-- start Recorded data --

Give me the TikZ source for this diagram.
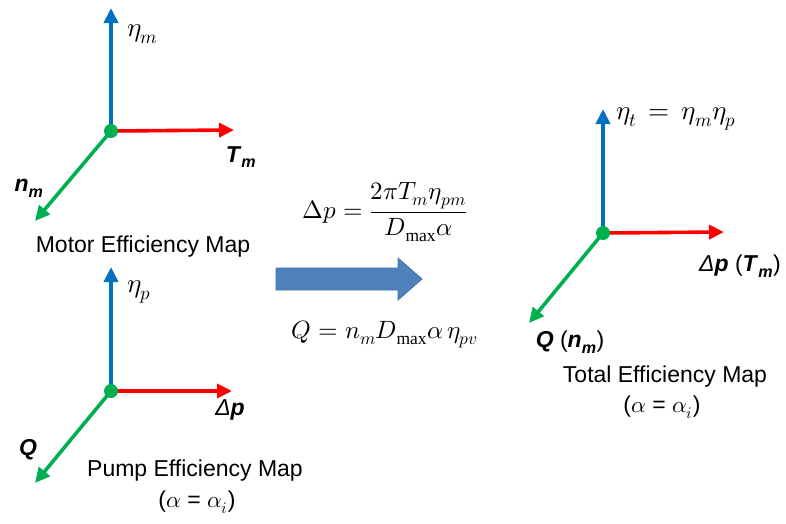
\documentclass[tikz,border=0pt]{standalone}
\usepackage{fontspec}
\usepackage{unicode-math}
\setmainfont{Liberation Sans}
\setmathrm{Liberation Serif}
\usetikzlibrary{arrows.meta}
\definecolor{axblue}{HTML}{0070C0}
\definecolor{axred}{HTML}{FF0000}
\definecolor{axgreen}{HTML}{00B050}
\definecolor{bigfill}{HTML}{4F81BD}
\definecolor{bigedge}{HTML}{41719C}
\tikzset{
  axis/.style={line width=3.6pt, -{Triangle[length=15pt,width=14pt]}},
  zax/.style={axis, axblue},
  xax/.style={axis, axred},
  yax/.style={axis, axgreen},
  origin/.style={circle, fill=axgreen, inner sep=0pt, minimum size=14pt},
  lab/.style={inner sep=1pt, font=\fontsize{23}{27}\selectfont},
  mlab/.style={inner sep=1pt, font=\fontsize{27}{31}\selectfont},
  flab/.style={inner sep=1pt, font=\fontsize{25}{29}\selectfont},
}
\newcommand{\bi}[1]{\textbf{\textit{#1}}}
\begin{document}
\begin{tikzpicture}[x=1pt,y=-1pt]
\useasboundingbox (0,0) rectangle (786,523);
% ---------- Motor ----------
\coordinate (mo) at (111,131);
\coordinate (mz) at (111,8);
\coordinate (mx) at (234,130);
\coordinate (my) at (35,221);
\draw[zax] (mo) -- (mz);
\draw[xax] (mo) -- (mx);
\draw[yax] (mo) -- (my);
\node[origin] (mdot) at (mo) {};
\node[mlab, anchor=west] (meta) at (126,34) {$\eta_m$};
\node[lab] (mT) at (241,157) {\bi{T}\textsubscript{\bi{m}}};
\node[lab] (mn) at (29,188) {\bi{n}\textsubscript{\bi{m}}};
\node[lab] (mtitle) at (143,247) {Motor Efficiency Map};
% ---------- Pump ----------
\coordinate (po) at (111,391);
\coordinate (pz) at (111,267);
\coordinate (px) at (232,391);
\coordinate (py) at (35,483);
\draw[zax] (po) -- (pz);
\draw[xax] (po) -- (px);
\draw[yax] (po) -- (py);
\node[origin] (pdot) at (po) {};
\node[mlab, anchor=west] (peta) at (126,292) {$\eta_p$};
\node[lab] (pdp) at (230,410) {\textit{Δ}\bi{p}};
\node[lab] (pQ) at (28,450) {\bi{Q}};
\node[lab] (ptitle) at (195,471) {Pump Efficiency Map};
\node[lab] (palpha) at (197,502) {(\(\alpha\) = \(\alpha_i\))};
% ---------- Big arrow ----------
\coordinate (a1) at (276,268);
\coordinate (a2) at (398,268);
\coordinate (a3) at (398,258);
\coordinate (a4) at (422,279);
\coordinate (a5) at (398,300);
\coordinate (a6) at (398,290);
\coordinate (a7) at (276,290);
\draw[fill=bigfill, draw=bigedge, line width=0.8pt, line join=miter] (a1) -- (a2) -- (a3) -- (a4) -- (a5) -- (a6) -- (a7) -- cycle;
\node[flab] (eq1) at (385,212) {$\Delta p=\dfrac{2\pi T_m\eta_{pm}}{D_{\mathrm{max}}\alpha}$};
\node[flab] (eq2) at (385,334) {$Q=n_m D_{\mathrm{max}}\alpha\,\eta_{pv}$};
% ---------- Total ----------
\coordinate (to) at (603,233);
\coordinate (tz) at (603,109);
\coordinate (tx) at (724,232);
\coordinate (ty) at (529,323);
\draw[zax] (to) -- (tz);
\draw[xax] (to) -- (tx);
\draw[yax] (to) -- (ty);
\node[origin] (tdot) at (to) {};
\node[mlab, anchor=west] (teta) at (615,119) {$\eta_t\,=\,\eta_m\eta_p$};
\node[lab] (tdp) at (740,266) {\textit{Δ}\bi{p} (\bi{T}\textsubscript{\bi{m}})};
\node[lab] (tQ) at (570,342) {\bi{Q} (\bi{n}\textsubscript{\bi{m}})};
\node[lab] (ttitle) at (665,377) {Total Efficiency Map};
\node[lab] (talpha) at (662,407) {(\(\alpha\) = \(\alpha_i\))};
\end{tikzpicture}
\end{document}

-- end Recorded data --

Reproduce every line above as written, skipping pictures.

Give me the TikZ source for this diagram.
\documentclass[tikz,border=0pt]{standalone}
\usepackage{fontspec}
\usepackage{unicode-math}
\setmainfont{Liberation Sans}
\setmathrm{Liberation Serif}
\usetikzlibrary{arrows.meta}
\definecolor{axblue}{HTML}{0070C0}
\definecolor{axred}{HTML}{FF0000}
\definecolor{axgreen}{HTML}{00B050}
\definecolor{bigfill}{HTML}{4F81BD}
\definecolor{bigedge}{HTML}{41719C}
\tikzset{
  axis/.style={line width=3.6pt, -{Triangle[length=15pt,width=14pt]}},
  zax/.style={axis, axblue},
  xax/.style={axis, axred},
  yax/.style={axis, axgreen},
  origin/.style={circle, fill=axgreen, inner sep=0pt, minimum size=14pt},
  lab/.style={inner sep=1pt, font=\fontsize{23}{27}\selectfont},
  mlab/.style={inner sep=1pt, font=\fontsize{27}{31}\selectfont},
  flab/.style={inner sep=1pt, font=\fontsize{25}{29}\selectfont},
}
\newcommand{\bi}[1]{\textbf{\textit{#1}}}
\begin{document}
\begin{tikzpicture}[x=1pt,y=-1pt]
\useasboundingbox (0,0) rectangle (786,523);
% ---------- Motor ----------
\coordinate (mo) at (111,131);
\coordinate (mz) at (111,8);
\coordinate (mx) at (234,130);
\coordinate (my) at (35,221);
\draw[zax] (mo) -- (mz);
\draw[xax] (mo) -- (mx);
\draw[yax] (mo) -- (my);
\node[origin] (mdot) at (mo) {};
\node[mlab, anchor=west] (meta) at (126,34) {$\eta_m$};
\node[lab] (mT) at (241,157) {\bi{T}\textsubscript{\bi{m}}};
\node[lab] (mn) at (29,188) {\bi{n}\textsubscript{\bi{m}}};
\node[lab] (mtitle) at (143,247) {Motor Efficiency Map};
% ---------- Pump ----------
\coordinate (po) at (111,391);
\coordinate (pz) at (111,267);
\coordinate (px) at (232,391);
\coordinate (py) at (35,483);
\draw[zax] (po) -- (pz);
\draw[xax] (po) -- (px);
\draw[yax] (po) -- (py);
\node[origin] (pdot) at (po) {};
\node[mlab, anchor=west] (peta) at (126,292) {$\eta_p$};
\node[lab] (pdp) at (230,410) {\textit{Δ}\bi{p}};
\node[lab] (pQ) at (28,450) {\bi{Q}};
\node[lab] (ptitle) at (195,471) {Pump Efficiency Map};
\node[lab] (palpha) at (197,502) {(\(\alpha\) = \(\alpha_i\))};
% ---------- Big arrow ----------
\coordinate (a1) at (276,268);
\coordinate (a2) at (398,268);
\coordinate (a3) at (398,258);
\coordinate (a4) at (422,279);
\coordinate (a5) at (398,300);
\coordinate (a6) at (398,290);
\coordinate (a7) at (276,290);
\draw[fill=bigfill, draw=bigedge, line width=0.8pt, line join=miter] (a1) -- (a2) -- (a3) -- (a4) -- (a5) -- (a6) -- (a7) -- cycle;
\node[flab] (eq1) at (385,212) {$\Delta p=\dfrac{2\pi T_m\eta_{pm}}{D_{\mathrm{max}}\alpha}$};
\node[flab] (eq2) at (385,334) {$Q=n_m D_{\mathrm{max}}\alpha\,\eta_{pv}$};
% ---------- Total ----------
\coordinate (to) at (603,233);
\coordinate (tz) at (603,109);
\coordinate (tx) at (724,232);
\coordinate (ty) at (529,323);
\draw[zax] (to) -- (tz);
\draw[xax] (to) -- (tx);
\draw[yax] (to) -- (ty);
\node[origin] (tdot) at (to) {};
\node[mlab, anchor=west] (teta) at (615,119) {$\eta_t\,=\,\eta_m\eta_p$};
\node[lab] (tdp) at (740,266) {\textit{Δ}\bi{p} (\bi{T}\textsubscript{\bi{m}})};
\node[lab] (tQ) at (570,342) {\bi{Q} (\bi{n}\textsubscript{\bi{m}})};
\node[lab] (ttitle) at (665,377) {Total Efficiency Map};
\node[lab] (talpha) at (662,407) {(\(\alpha\) = \(\alpha_i\))};
\end{tikzpicture}
\end{document}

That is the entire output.